Start SUPPLIED INFORMATION

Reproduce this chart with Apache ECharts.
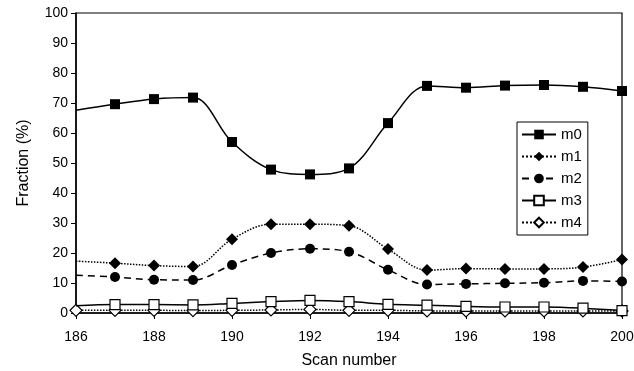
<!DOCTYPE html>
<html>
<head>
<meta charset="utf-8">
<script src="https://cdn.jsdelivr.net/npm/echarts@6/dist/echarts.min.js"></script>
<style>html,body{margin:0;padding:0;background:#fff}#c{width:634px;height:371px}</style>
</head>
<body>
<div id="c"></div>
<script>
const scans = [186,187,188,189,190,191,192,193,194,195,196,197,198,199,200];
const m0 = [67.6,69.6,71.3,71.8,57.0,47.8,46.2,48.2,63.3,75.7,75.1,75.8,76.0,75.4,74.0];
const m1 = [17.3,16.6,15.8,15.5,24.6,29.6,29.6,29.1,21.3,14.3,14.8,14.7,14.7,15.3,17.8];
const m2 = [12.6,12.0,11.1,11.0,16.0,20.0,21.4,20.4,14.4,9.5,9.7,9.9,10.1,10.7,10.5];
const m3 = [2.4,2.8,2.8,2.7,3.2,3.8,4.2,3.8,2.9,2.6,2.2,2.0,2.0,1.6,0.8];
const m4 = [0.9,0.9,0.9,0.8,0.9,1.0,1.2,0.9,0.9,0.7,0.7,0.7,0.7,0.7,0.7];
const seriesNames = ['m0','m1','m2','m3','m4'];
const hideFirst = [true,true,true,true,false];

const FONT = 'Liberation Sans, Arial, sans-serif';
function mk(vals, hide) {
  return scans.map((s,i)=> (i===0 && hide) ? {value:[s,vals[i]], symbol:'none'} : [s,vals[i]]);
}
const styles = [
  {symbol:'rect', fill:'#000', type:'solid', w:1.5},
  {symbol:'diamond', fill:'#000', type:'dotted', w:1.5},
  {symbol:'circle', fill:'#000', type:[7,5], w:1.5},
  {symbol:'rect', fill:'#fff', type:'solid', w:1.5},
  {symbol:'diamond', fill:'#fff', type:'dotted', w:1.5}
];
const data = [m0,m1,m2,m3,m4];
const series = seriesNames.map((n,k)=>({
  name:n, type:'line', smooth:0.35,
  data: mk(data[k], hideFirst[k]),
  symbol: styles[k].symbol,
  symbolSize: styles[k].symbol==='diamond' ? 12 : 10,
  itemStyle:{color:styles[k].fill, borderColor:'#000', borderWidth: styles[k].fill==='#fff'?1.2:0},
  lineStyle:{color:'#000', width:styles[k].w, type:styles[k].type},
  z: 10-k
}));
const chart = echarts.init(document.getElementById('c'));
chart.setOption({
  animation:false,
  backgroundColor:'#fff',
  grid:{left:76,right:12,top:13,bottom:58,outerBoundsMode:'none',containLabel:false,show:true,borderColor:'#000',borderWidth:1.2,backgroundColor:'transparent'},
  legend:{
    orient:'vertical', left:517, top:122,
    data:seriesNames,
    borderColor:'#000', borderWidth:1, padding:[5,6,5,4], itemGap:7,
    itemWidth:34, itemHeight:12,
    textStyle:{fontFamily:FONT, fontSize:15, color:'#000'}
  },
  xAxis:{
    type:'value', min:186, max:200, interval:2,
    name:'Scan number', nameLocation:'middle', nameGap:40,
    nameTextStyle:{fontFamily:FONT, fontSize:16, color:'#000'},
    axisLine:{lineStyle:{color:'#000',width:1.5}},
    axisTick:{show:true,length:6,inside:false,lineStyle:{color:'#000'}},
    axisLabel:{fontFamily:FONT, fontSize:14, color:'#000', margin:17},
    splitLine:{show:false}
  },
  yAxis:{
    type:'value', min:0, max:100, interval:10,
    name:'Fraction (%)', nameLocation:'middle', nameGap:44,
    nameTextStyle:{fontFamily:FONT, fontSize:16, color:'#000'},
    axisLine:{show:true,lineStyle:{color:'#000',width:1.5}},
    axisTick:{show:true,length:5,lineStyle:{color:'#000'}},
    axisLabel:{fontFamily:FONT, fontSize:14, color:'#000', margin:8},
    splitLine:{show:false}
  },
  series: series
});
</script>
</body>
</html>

End SUPPLIED INFORMATION

Take the material above from its first line through the line holding "const hideFirst = [true,true,true,true,false];" and set it down exactly, without the pictures.

_RESPONSE TO THE TASK_.
Reproduce this chart with Apache ECharts.
<!DOCTYPE html>
<html>
<head>
<meta charset="utf-8">
<script src="https://cdn.jsdelivr.net/npm/echarts@6/dist/echarts.min.js"></script>
<style>html,body{margin:0;padding:0;background:#fff}#c{width:634px;height:371px}</style>
</head>
<body>
<div id="c"></div>
<script>
const scans = [186,187,188,189,190,191,192,193,194,195,196,197,198,199,200];
const m0 = [67.6,69.6,71.3,71.8,57.0,47.8,46.2,48.2,63.3,75.7,75.1,75.8,76.0,75.4,74.0];
const m1 = [17.3,16.6,15.8,15.5,24.6,29.6,29.6,29.1,21.3,14.3,14.8,14.7,14.7,15.3,17.8];
const m2 = [12.6,12.0,11.1,11.0,16.0,20.0,21.4,20.4,14.4,9.5,9.7,9.9,10.1,10.7,10.5];
const m3 = [2.4,2.8,2.8,2.7,3.2,3.8,4.2,3.8,2.9,2.6,2.2,2.0,2.0,1.6,0.8];
const m4 = [0.9,0.9,0.9,0.8,0.9,1.0,1.2,0.9,0.9,0.7,0.7,0.7,0.7,0.7,0.7];
const seriesNames = ['m0','m1','m2','m3','m4'];
const hideFirst = [true,true,true,true,false];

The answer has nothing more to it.